La gauche cultive un autre rapport à la liberté, qu’elle subordonne volontiers à l’organisation sociale voire à une plus ou moins forte planification principielle, au nom d’une égalité prioritaire. Dans ce sens, la prévention joue un rôle central, dans la mesure où elle permet de scruter les besoins sociaux, de les anticiper peut-être, d’empêcher qu’un problème n’apparaisse, même s’il faut écorner la liberté pure et dure de chacun. Cette dualité prévention/répression peut paraître caricaturale sous cet énoncé sommaire. Mais je crois qu’elle a un fond de vérité, qui illustrent les approches différentes du phénomène « liberté » existant dans nos sociétés démocratiques.

Il n’y a pas le lieu de décréter ici si la prévention doit primer la répression ou le contraire. Le travail démocratique doit en fait s’évertuer à dénicher le bon équilibre entre les deux, dans la pleine conscience que chacun d’eux entraînera un certain type de conséquences qu’il siéra d’avoir à l’esprit, au risque de se heurter à de douloureuses déconvenues.
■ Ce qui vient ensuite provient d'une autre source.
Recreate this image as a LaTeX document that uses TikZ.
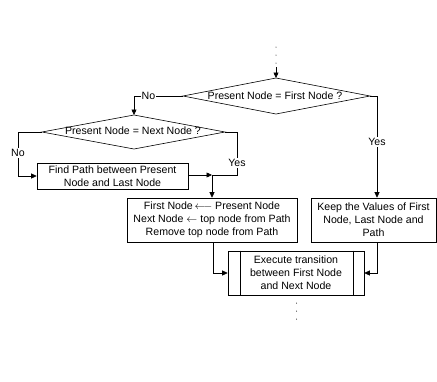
\documentclass[tikz,border=0pt]{standalone}
\usepackage{fontspec}
\setmainfont{Liberation Sans}
\usetikzlibrary{arrows.meta}
\begin{document}
\begin{tikzpicture}[x=1pt,y=-1pt,
  line width=0.6pt,
  every node/.style={font=\fontsize{10.6}{13}\selectfont},
  arr/.style={-{Triangle[length=5.5pt,width=5pt]}},
  boxnode/.style={draw,align=center,inner sep=0pt},
  txt/.style={inner sep=0pt,align=center},
  lbl/.style={fill=white,inner sep=1pt}]
\useasboundingbox (0,0) rectangle (437,381);

% ---- diamond 1
\coordinate (d1t) at (276,78);
\coordinate (d1r) at (370,96);
\coordinate (d1b) at (276,114);
\coordinate (d1l) at (183,96);
\draw (d1t) -- (d1r) -- (d1b) -- (d1l) -- cycle;
\node[txt] (d1) at (275,96) {Present Node = First Node ?};

% ---- diamond 2
\coordinate (d2t) at (134,115);
\coordinate (d2r) at (225,132);
\coordinate (d2b) at (134,149);
\coordinate (d2l) at (42,132);
\draw (d2t) -- (d2r) -- (d2b) -- (d2l) -- cycle;
\node[txt] (d2) at (133,131) {Present Node = Next Node ?};

% ---- boxes
\node[boxnode,minimum width=151pt,minimum height=26pt] (fp) at (112.5,176) {Find Path between Present\\Node and Last Node};
\node[boxnode,minimum width=170pt,minimum height=44pt] (fn) at (212,220) {First Node\,$\longleftarrow$ Present Node\\Next Node $\leftarrow$ top node from Path\\Remove top node from Path};
\node[boxnode,minimum width=125pt,minimum height=44pt] (kv) at (373.5,220) {Keep the Values of First\\Node, Last Node and\\Path};
\node[boxnode,minimum width=136pt,minimum height=44pt] (ex) at (296,273) {Execute transition\\between First Node\\and Next Node};
\draw ([xshift=12.5pt]ex.north west) -- ([xshift=12.5pt]ex.south west);
\draw ([xshift=-11.5pt]ex.north east) -- ([xshift=-11.5pt]ex.south east);

% ---- top dots
\coordinate (top0) at (276,47);
\coordinate (top1) at (276,67);
\draw[line width=1pt,line cap=round,dash pattern=on 0pt off 8pt] (top0) -- (top1);
\draw[arr] (top1) -- (d1t);

% ---- bottom dots
\coordinate (bot0) at (296.5,303);
\coordinate (bot1) at (296.5,320);
\draw[line width=1pt,line cap=round,dash pattern=on 0pt off 8pt] (bot0) -- (bot1);

% ---- No from diamond 1
\coordinate (n1) at (134,96);
\draw[arr] (d1l) -- (n1) -- (d2t);
\node[lbl] at (148.5,96) {No};

% ---- Yes from diamond 1
\coordinate (y1) at (377,96);
\draw[arr] (d1r) -- (y1) -- (y1 |- kv.north);
\node[lbl] at (377,142) {Yes};

% ---- No from diamond 2
\coordinate (n2a) at (18,132);
\coordinate (n2b) at (18,176);
\draw[arr] (d2l) -- (n2a) -- (n2b) -- (fp.west |- n2b);
\node[lbl] at (18,153) {No};

% ---- Yes from diamond 2
\coordinate (y2a) at (237,132);
\coordinate (y2b) at (237,175);
\coordinate (y2c) at (212,175);
\draw[arr] (d2r) -- (y2a) -- (y2b) -- (y2c) -- (y2c |- fn.north);
\node[lbl] at (237,163) {Yes};

% ---- Find Path to junction
\draw[arr] (fp.east |- y2c) -- (y2c);

% ---- into execute
\coordinate (e1) at (213,273);
\draw[arr] (fn.south -| e1) -- (e1) -- (ex.west);
\coordinate (e2) at (377,273);
\draw[arr] (kv.south -| e2) -- (e2) -- (ex.east);
\end{tikzpicture}
\end{document}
La prévention a tout prix va sans doute recevoir un carburant nouveau dans l’ambiance du moment ; c’est sans doute légitime. Mais il serait erroné de croire qu’elle a réponse à tout, qu’elle n’a pas aussi des inconvénients : la société moderne n’aime pas le risque, mais sans lui elle s’arrête. La nature y trouve sans doute son profit ; pour l’humanité, c’est encore à prouver.